The elements of the band’s sound coalesce most readily in the standout track, “Embracing the Forbidden Arts”. Now, if you’re listening on Bandcamp, you’ll notice that the aforementioned is track 2. But according to the Metal Archives, track 9 “Beneath Threatening Skies” should be up top. Personally, I like that one as an intro more than a closer. At any rate, “Embracing the Forbidden Arts” is a standout for two reasons: first, there are some excellently played riffs that combine with the drums to really pummel the listener. Second, the solos are a bit more tasteful and integrated into the song’s fabric better than you might find further on.

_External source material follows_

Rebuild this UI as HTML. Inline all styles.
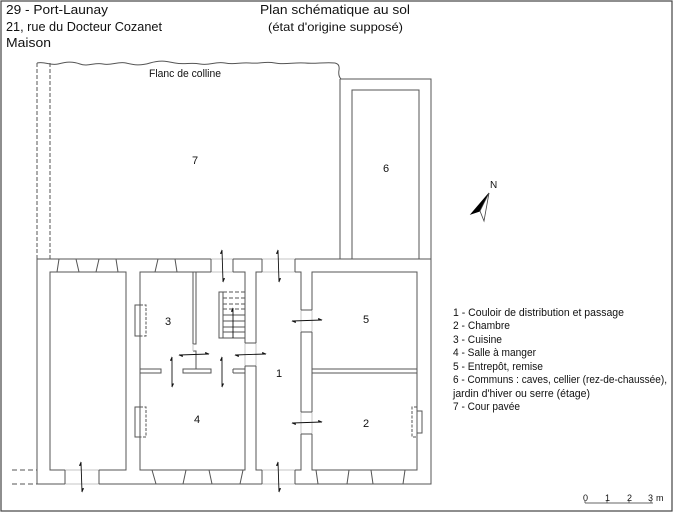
<!DOCTYPE html>
<html><head><meta charset="utf-8"><style>
html,body{margin:0;padding:0;background:#fff}
svg{display:block}
text{font-family:"Liberation Sans",sans-serif;fill:#111}
</style></head><body>
<svg width="673" height="512" viewBox="0 0 673 512" xmlns="http://www.w3.org/2000/svg">
<defs>
<marker id="a" viewBox="0 0 6 6" refX="5" refY="3" markerWidth="5" markerHeight="5" orient="auto-start-reverse"><path d="M0,0 L6,3 L0,3 Z" fill="#111"/></marker>
</defs>
<rect x="1" y="1" width="671" height="510" fill="none" stroke="#444" stroke-width="1.2"/>
<text x="6" y="14" font-size="13" textLength="102" lengthAdjust="spacingAndGlyphs">29 - Port-Launay</text>
<text x="6" y="31" font-size="13" textLength="156" lengthAdjust="spacingAndGlyphs">21, rue du Docteur Cozanet</text>
<text x="6" y="47" font-size="13" textLength="45" lengthAdjust="spacingAndGlyphs">Maison</text>
<text x="260" y="14" font-size="13" textLength="150" lengthAdjust="spacingAndGlyphs">Plan schématique au sol</text>
<text x="268" y="31" font-size="12" textLength="135" lengthAdjust="spacingAndGlyphs">(état d'origine supposé)</text>

<g fill="none" stroke="#555" stroke-width="1">
<path d="M37,63 C45,61 50,66 58,64 S72,61 80,64 S95,62 103,64 S118,61 126,63 S140,66 150,63 S165,61 175,63 S190,62 200,64 S215,61 225,63 S240,62 250,63 S265,61 275,63 S295,62 305,63 S325,62 335,63 Q340,64 339,70 Q338,76 341,79"/>
<path d="M37,63 V259 M50,63 V259" stroke-dasharray="4,2"/>
<path d="M340,79 H431 V259 M340,79 V259 M352,259 V90 H419 V259"/>
<rect x="37" y="259" width="394" height="225"/>
<rect x="50" y="272" width="76" height="198"/>
<rect x="140" y="272" width="105" height="198"/>
<rect x="256" y="272" width="45" height="198"/>
<rect x="312" y="272" width="105" height="198"/>
<path d="M312,369 H417 M312,373 H417"/>
<path d="M140,369 H161 V373 H140 M183,369 H211 V373 H183 Z M233,369 H245 M233,373 H245 M233,369 V373"/>
<path d="M193,272 V344 H196 V272 M193,351 H196 V369"/>
</g>
<!-- erase gap segments -->
<g stroke="#fff" stroke-width="2"><path d="M212,259 H232 M212,272 H232 M263,259 H294 M263,272 H294 M66,470 H98 M66,484 H98 M263,470 H294 M263,484 H294 M245,344 V365 M256,344 V365 M301,311 V331 M312,311 V331 M301,413 V433 M312,413 V433 M193,345 V350"/></g>
<g fill="none" stroke="#555" stroke-width="1">
<g stroke="#c4c4c4"><path d="M211,259 H233 M211,272 H233 M262,259 H295 M262,272 H295 M65,470 H99 M65,484 H99 M262,470 H295 M262,484 H295 M245,343 V366 M256,343 V366 M301,310 V332 M312,310 V332 M301,412 V434 M312,412 V434 M193,344 V351"/></g>
<path d="M211,259 V272 M233,259 V272 M262,259 V272 M295,259 V272 M65,470 V484 M99,470 V484 M262,470 V484 M295,470 V484 M245,343 H256 M245,366 H256 M301,310 H312 M301,332 H312 M301,412 H312 M301,434 H312"/>
<path d="M57,272 L59,259 M79,272 L76,259 M96,272 L99,259 M118,272 L116,259 M155,272 L158,259 M177,272 L175,259 M152,470 L156,484 M186,470 L183,484 M209,470 L212,484 M243,470 L240,484 M316,470 L318,484 M349,470 L347,484 M371,470 L373,484 M405,470 L403,484"/>
<rect x="135" y="305" width="5" height="31"/>
<path d="M140,305 H146 V336 H140" stroke-dasharray="3,1.5"/>
<rect x="135" y="407" width="5" height="30"/>
<path d="M140,407 H146 V437 H140" stroke-dasharray="3,1.5"/>
<rect x="417" y="411" width="5" height="22"/>
<path d="M417,407 H412 V437 H417" stroke-dasharray="3,1.5"/>
<path d="M12,470 H37 M12,484 H37" stroke-dasharray="5,3"/>
<rect x="219" y="292" width="4" height="46"/>
<path d="M223,292 H245 M223,298 H245 M223,304 H245 M223,309 H245" stroke-dasharray="4,2"/>
<path d="M223,315 H245 M223,321 H245 M223,327 H245 M223,332 H245 M223,338 H245"/>
<path d="M585,503 H653 M585,501 V503 M607,501 V503 M629,501 V503 M651,501 V503" stroke="#666"/>
</g>

<g stroke="#111" stroke-width="0.9" marker-start="url(#a)" marker-end="url(#a)">
<line x1="222" y1="250" x2="223" y2="282"/>
<line x1="278" y1="250" x2="279" y2="282"/>
<line x1="292" y1="321" x2="322" y2="320"/>
<line x1="292" y1="423" x2="322" y2="422"/>
<line x1="179" y1="355" x2="209" y2="354"/>
<line x1="235" y1="355" x2="266" y2="354"/>
<line x1="172" y1="357" x2="172" y2="387"/>
<line x1="222" y1="357" x2="222" y2="387"/>
<line x1="81" y1="462" x2="82" y2="492"/>
<line x1="278" y1="462" x2="279" y2="492"/>
</g>
<line x1="233" y1="338" x2="233" y2="308" stroke="#111" stroke-width="0.9" marker-end="url(#a)"/>

<path d="M489,193 L471,214 L480,211 Z" fill="#000" stroke="#000" stroke-width="0.8"/>
<path d="M489,193 L480,211 L484,221 Z" fill="#fff" stroke="#444" stroke-width="0.8"/>
<text x="490" y="188" font-size="10">N</text>

<text x="149" y="77" font-size="11" textLength="72" lengthAdjust="spacingAndGlyphs">Flanc de colline</text>
<text x="192" y="164" font-size="11">7</text>
<text x="383" y="172" font-size="11">6</text>
<text x="165" y="325" font-size="11">3</text>
<text x="363" y="323" font-size="11">5</text>
<text x="276" y="377" font-size="11">1</text>
<text x="194" y="423" font-size="11">4</text>
<text x="363" y="427" font-size="11">2</text>

<g font-size="11">
<text x="453" y="316" textLength="171" lengthAdjust="spacingAndGlyphs">1 - Couloir de distribution et passage</text>
<text x="453" y="329" textLength="57" lengthAdjust="spacingAndGlyphs">2 - Chambre</text>
<text x="453" y="343" textLength="49" lengthAdjust="spacingAndGlyphs">3 - Cuisine</text>
<text x="453" y="356" textLength="83" lengthAdjust="spacingAndGlyphs">4 - Salle à manger</text>
<text x="453" y="370" textLength="90" lengthAdjust="spacingAndGlyphs">5 - Entrepôt, remise</text>
<text x="453" y="383" textLength="214" lengthAdjust="spacingAndGlyphs">6 - Communs : caves, cellier (rez-de-chaussée),</text>
<text x="453" y="397" textLength="137" lengthAdjust="spacingAndGlyphs">jardin d'hiver ou serre (étage)</text>
<text x="453" y="410" textLength="67" lengthAdjust="spacingAndGlyphs">7 - Cour pavée</text>
</g>
<g font-size="9">
<text x="583" y="501">0</text><text x="605" y="501">1</text><text x="627" y="501">2</text><text x="648" y="501">3</text><text x="656" y="501">m</text>
</g>
</svg>
</body></html>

After that killer track, one would be forgiven for thinking that that’s all she wrote. But there is another standout near the end of the record, “Revolutionary Genocidal Madness”. This track takes a decidedly non-BM riff and rides it into plains of headbanging. Closing track “Disgracing the Pulpit” ends with a tasty set of beats, including some rampaging double-bass that manages to fill up all the spaces and yet not be completely straight ahead.

Production-wise, I would call it drum-oriented. The guitars are double-tracked and sit roughly on either side of the kit. The drums are right in the center and are loud. You could probably hear the kick drums from a mile away. I’m not sure where the bass is; it’s probably buried underneath the drums.

I called Cryptic Communications one of the most underrated of 2012 earlier because it really functions as a solid whole. Even though the two tracks mentioned above stand out, the experience is quite cohesive and consistent when heard front to back.

[Go to the post to view the Bandcamp player]

  1. Never underestimate the bowels of Pennsylvania. Both Woe and yours truly are from there.

  2. This album is fucking awesome. I totally agree that it is one of the most underrated of 2012.